In a speech to a Fabian Society conference tomorrow, Mr Milburn will say: "This has to be a society based on worth, not birth, where the barriers that hold people back are banished forever. In the 20th century, Britain was held back by class. In the 21st century, if the country is to succeed, it has to consign the old class system to the history books."

A major theme in Labour's manifesto will be a commitment to eradicate poverty and inequality and enhance personal ambition and aspiration. Labour hopes it will appeal to progressive voters, many of whom are threatening to abandon Mr Blair because of the Iraq war, and working-class supporters who feel he has devoted too much energy on wooing the middle classes.

The manifesto will restate Labour's pledge to halve child poverty by 2010 and abolish it by 2012 and announce new measures to help achieve it.
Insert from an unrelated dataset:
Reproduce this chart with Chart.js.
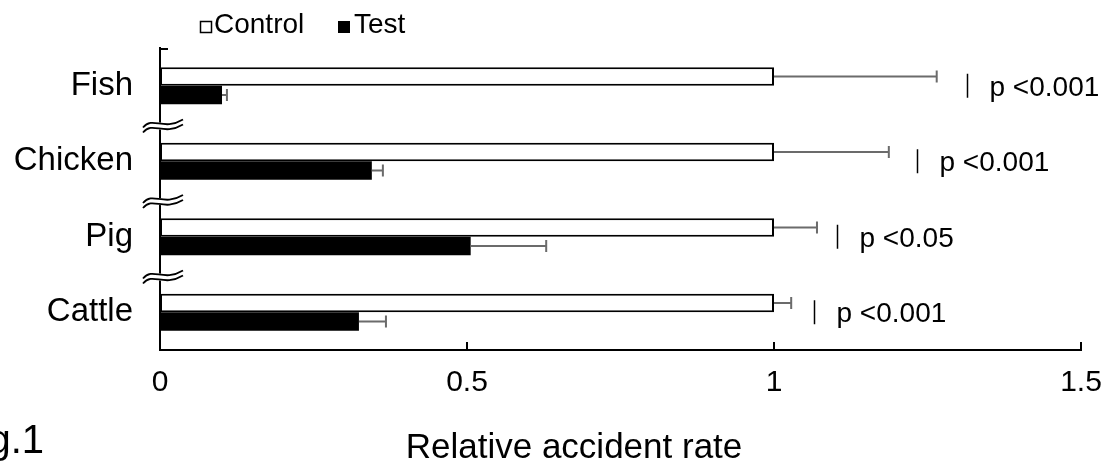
<!DOCTYPE html>
<html>
<head>
<meta charset="utf-8">
<script src="https://cdn.jsdelivr.net/npm/chart.js@4/dist/chart.umd.min.js"></script>
<style>
    html, body { margin: 0; padding: 0; background: #fff; }
    #wrap { width: 1111px; height: 468px; position: relative; }
</style>
</head>
<body>
<div id="wrap"><canvas id="chart"></canvas></div>
<script>
"use strict";

// data
const categories = ['Fish', 'Chicken', 'Pig', 'Cattle'];
const controlValues = [1, 1, 1, 1];
const controlErrors = [0.265, 0.187, 0.070, 0.028];
const testValues = [0.101, 0.345, 0.506, 0.324];
const testErrors = [0.008, 0.018, 0.123, 0.044];
const sigPositions = [1.314, 1.233, 1.102, 1.065];
const sigLabels = ['p <0.001', 'p <0.001', 'p <0.05', 'p <0.001'];
const xTicks = [0, 0.5, 1, 1.5];

const FONT = '"Liberation Sans", Arial, Helvetica, sans-serif';
const ERR_COLOR = '#6b6b6b';

const drawWave = (ctx, left, cy) => {
    ctx.moveTo(left, cy + 3);
    ctx.bezierCurveTo(left + 10, cy - 9, left + 20, cy + 7, left + 40, cy - 5);
};

const decorPlugin = {
    id: 'decor',
    afterDatasetsDraw(chart) {
        const ctx = chart.ctx;
        const x = chart.scales.x;
        const errs = [controlErrors, testErrors];
        const vals = [controlValues, testValues];

        // error bars
        ctx.save();
        ctx.strokeStyle = ERR_COLOR;
        ctx.lineWidth = 2;
        for (let d = 0; d < 2; d++) {
            const meta = chart.getDatasetMeta(d);
            meta.data.forEach((bar, i) => {
                const x0 = x.getPixelForValue(vals[d][i]);
                const x1 = x.getPixelForValue(vals[d][i] + errs[d][i]);
                ctx.beginPath();
                ctx.moveTo(x0, bar.y);
                ctx.lineTo(x1, bar.y);
                ctx.moveTo(x1, bar.y - 6);
                ctx.lineTo(x1, bar.y + 6);
                ctx.stroke();
            });
        }
        ctx.restore();
    },
    afterDraw(chart) {
        const ctx = chart.ctx;
        const area = chart.chartArea;
        const x = chart.scales.x;
        const y = chart.scales.y;

        ctx.save();
        ctx.strokeStyle = '#000';
        ctx.fillStyle = '#000';

        // x tick marks pointing inward
        ctx.lineWidth = 2;
        xTicks.forEach((v) => {
            if (v === 0) return;
            const px = Math.round(x.getPixelForValue(v));
            ctx.beginPath();
            ctx.moveTo(px, area.bottom);
            ctx.lineTo(px, area.bottom - 8);
            ctx.stroke();
        });
        // top tick of y axis
        ctx.beginPath();
        ctx.moveTo(area.left, area.top + 1);
        ctx.lineTo(area.left + 8, area.top + 1);
        ctx.stroke();

        // axis break marks between categories
        for (let i = 0; i < categories.length - 1; i++) {
            const cy = (y.getPixelForValue(i) + y.getPixelForValue(i + 1)) / 2 + 1;
            const left = area.left - 17;
            ctx.beginPath();
            drawWave(ctx, left, cy + 2.5);
            ctx.strokeStyle = '#fff';
            ctx.lineWidth = 7;
            ctx.stroke();
            ctx.strokeStyle = '#000';
            ctx.lineWidth = 1.8;
            ctx.beginPath();
            drawWave(ctx, left, cy);
            drawWave(ctx, left, cy + 5);
            ctx.stroke();
        }

        // significance markers
        ctx.font = `28px ${FONT}`;
        ctx.textAlign = 'left';
        ctx.textBaseline = 'alphabetic';
        ctx.lineWidth = 1.5;
        sigPositions.forEach((v, i) => {
            const px = Math.round(x.getPixelForValue(v)) + 0.5;
            const cy = y.getPixelForValue(i);
            ctx.beginPath();
            ctx.moveTo(px, cy - 12);
            ctx.lineTo(px, cy + 12);
            ctx.stroke();
            ctx.fillText(sigLabels[i], px + 22, cy + 10);
        });

        // legend
        const ds = chart.data.datasets;
        ctx.font = `28px ${FONT}`;
        ctx.lineWidth = 1.5;
        ctx.fillStyle = '#fff';
        ctx.fillRect(200.5, 21.5, 11, 11);
        ctx.strokeRect(200.5, 21.5, 11, 11);
        ctx.fillStyle = '#000';
        ctx.fillText(ds[0].label, 214, 33);
        ctx.fillRect(338, 21, 12, 12);
        ctx.fillText(ds[1].label, 354, 33);

        // axis title
        ctx.font = `35px ${FONT}`;
        ctx.textAlign = 'center';
        ctx.fillText('Relative accident rate', 574, 458);

        // figure label, partly cut off at the left edge
        ctx.font = `40px ${FONT}`;
        ctx.textAlign = 'right';
        ctx.fillText('Fig.1', 44, 453);
        ctx.restore();
    }
};

const config = {
    type: 'bar',
    data: {
        labels: categories,
        datasets: [{
            label: 'Control',
            data: controlValues,
            backgroundColor: '#fff',
            borderColor: '#000',
            borderWidth: 2,
            borderSkipped: false
        }, {
            label: 'Test',
            data: testValues,
            backgroundColor: '#000',
            borderColor: '#000',
            borderWidth: 0
        }]
    },
    options: {
        indexAxis: 'y',
        responsive: true,
        maintainAspectRatio: false,
        animation: false,
        devicePixelRatio: 1,
        datasets: {
            bar: { barPercentage: 1, categoryPercentage: 0.49 }
        },
        layout: {
            padding: { top: 48, right: 30, bottom: 0, left: 0 }
        },
        plugins: {
            legend: { display: false },
            tooltip: { enabled: false }
        },
        scales: {
            x: {
                min: 0,
                max: 1.5,
                afterBuildTicks: (scale) => {
                    scale.ticks = xTicks.map((v) => ({ value: v }));
                },
                afterFit: (scale) => {
                    scale.height = 118;
                    scale.paddingLeft = 0;
                    scale.paddingRight = 0;
                },
                grid: { display: false, drawTicks: false },
                border: { display: true, color: '#000', width: 2 },
                ticks: {
                    color: '#000',
                    padding: 15,
                    maxRotation: 0,
                    font: { family: FONT, size: 30 },
                    callback: (value) => String(value)
                }
            },
            y: {
                afterFit: (scale) => { scale.width = 160; },
                grid: { display: false, drawTicks: false },
                border: { display: true, color: '#000', width: 2 },
                ticks: {
                    color: '#000',
                    padding: 27,
                    font: { family: FONT, size: 33 }
                }
            }
        }
    },
    plugins: [decorPlugin]
};

new Chart(document.getElementById('chart'), config);
</script>
</body>
</html>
These include a firm commitment to increase the national minimum wage and tax credits for children and pensioners and in effect raise the school leaving age to 18 by ensuring all 16 to 18-year-olds are either in education or training, with "staying on" allowances of up to £75 a week.

Tributes continued to pour in for Lord Callaghan, the former Labour prime minister, who died on Saturday aged 92, 11 days after his wife, Audrey. A former Inland Revenue clerk, he became a trade union official and rose to the position of chancellor of the exchequer, home secretary and foreign secretary before entering 10 Downing Street in 1976. He was the last prominent Labour politician to emerge from the trade union movement.